━━━━━ SUPPLIED RECORDS

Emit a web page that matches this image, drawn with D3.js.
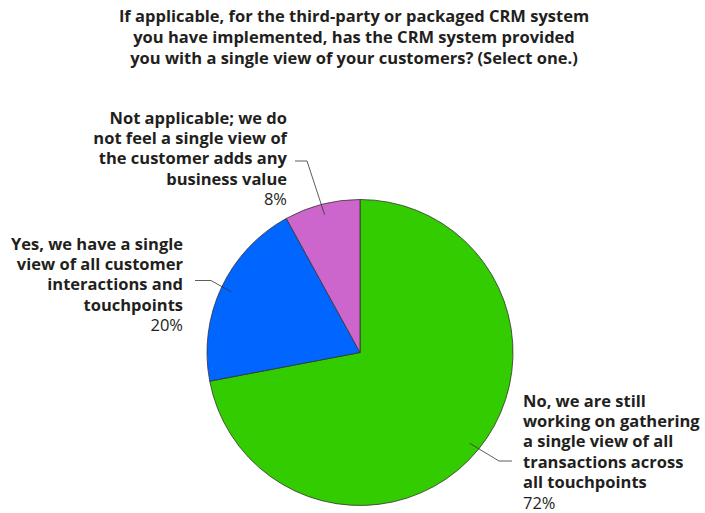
<!DOCTYPE html>
<html lang="en">
<head>
<meta charset="UTF-8">
<title>CRM single view pie</title>
<script src="https://d3js.org/d3.v7.min.js"></script>
<style>
  body { margin: 0; background: #fff; }
  text { font-family: "Open Sans", sans-serif; fill: #231f20; }
  .title { font-size: 16.5px; font-weight: 700; }
  .lab { font-size: 16.5px; font-weight: 700; }
  .pct { font-size: 16.5px; font-weight: 400; }
</style>
</head>
<body>
<svg id="chart" width="705" height="513"></svg>
<script>
  const titleLines = [
    "If applicable, for the third-party or packaged CRM system",
    "you have implemented, has the CRM system provided",
    "you with a single view of your customers? (Select one.)"
  ];
  const categories = ["No", "Yes", "Not applicable"];
  const values = [72, 20, 8];
  const colors = ["#33cc00", "#0066ff", "#cc66cc"];
  const labelLines = [
    ["No, we are still", "working on gathering", "a single view of all", "transactions across", "all touchpoints"],
    ["Yes, we have a single", "view of all customer", "interactions and", "touchpoints"],
    ["Not applicable; we do", "not feel a single view of", "the customer adds any", "business value"]
  ];

  const svg = d3.select("#chart");
  const cx = 360, cy = 352.5, R = 153;
  const LINE_H = 20.2;

  // title
  svg.append("text")
    .attr("class", "title")
    .attr("text-anchor", "middle")
    .selectAll("tspan")
    .data(titleLines)
    .join("tspan")
    .attr("x", 354)
    .attr("y", (d, i) => 22 + i * 21)
    .text(d => d);

  const pie = d3.pie().sort(null).value(d => d);
  const arcs = pie(values);
  const arc = d3.arc().innerRadius(0).outerRadius(R);
  const leaderArc = d3.arc().innerRadius(R * 0.93).outerRadius(R * 0.93);

  const g = svg.append("g").attr("transform", `translate(${cx},${cy})`);
  g.selectAll("path.slice")
    .data(arcs)
    .join("path")
    .attr("class", "slice")
    .attr("d", arc)
    .attr("fill", (d, i) => colors[i])
    .attr("stroke", "#333")
    .attr("stroke-width", 0.8);

  // label layout: anchor side, text x, first baseline, leader elbow, leader end
  const layout = [
    { anchor: "start", x: 523, y: 407, elbow: [499, 461], end: [512, 461] },
    { anchor: "end", x: 183, y: 250, elbow: [211, 280.5], end: [195, 280.5] },
    { anchor: "end", x: 287, y: 124, elbow: [307, 161], end: [295, 161] }
  ];

  arcs.forEach((a, i) => {
    const L = layout[i];
    const c = leaderArc.centroid(a);
    const p0 = [cx + c[0], cy + c[1]];
    svg.append("polyline")
      .attr("points", [p0, L.elbow, L.end].map(p => p.join(",")).join(" "))
      .attr("fill", "none")
      .attr("stroke", "#333")
      .attr("stroke-width", 0.8);

    const t = svg.append("text").attr("text-anchor", L.anchor);
    labelLines[i].forEach((line, j) => {
      t.append("tspan")
        .attr("class", "lab")
        .attr("x", L.x)
        .attr("y", L.y + j * LINE_H)
        .text(line);
    });
    t.append("tspan")
      .attr("class", "pct")
      .attr("x", L.x)
      .attr("y", L.y + labelLines[i].length * LINE_H + 0.5)
      .text(values[i] + "%");
  });
</script>
</body>
</html>
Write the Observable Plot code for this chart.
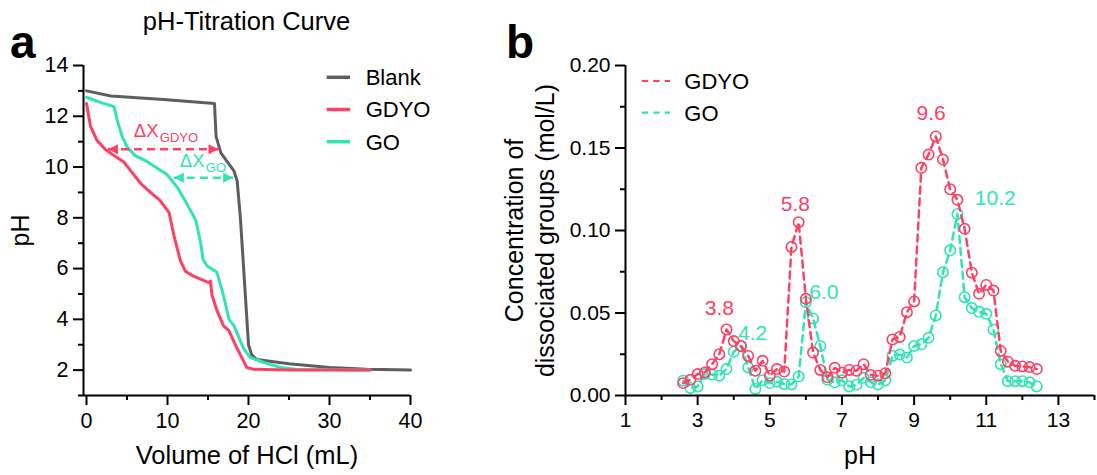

━━━━━━━━━━

**EXERCISE BRIEF**
Gather each line of the records holding the string "this".

**SOLUTION TO THE PROBLEM**
Emit a web page that matches this image, drawn with D3.js.
Write the Observable Plot code for this chart.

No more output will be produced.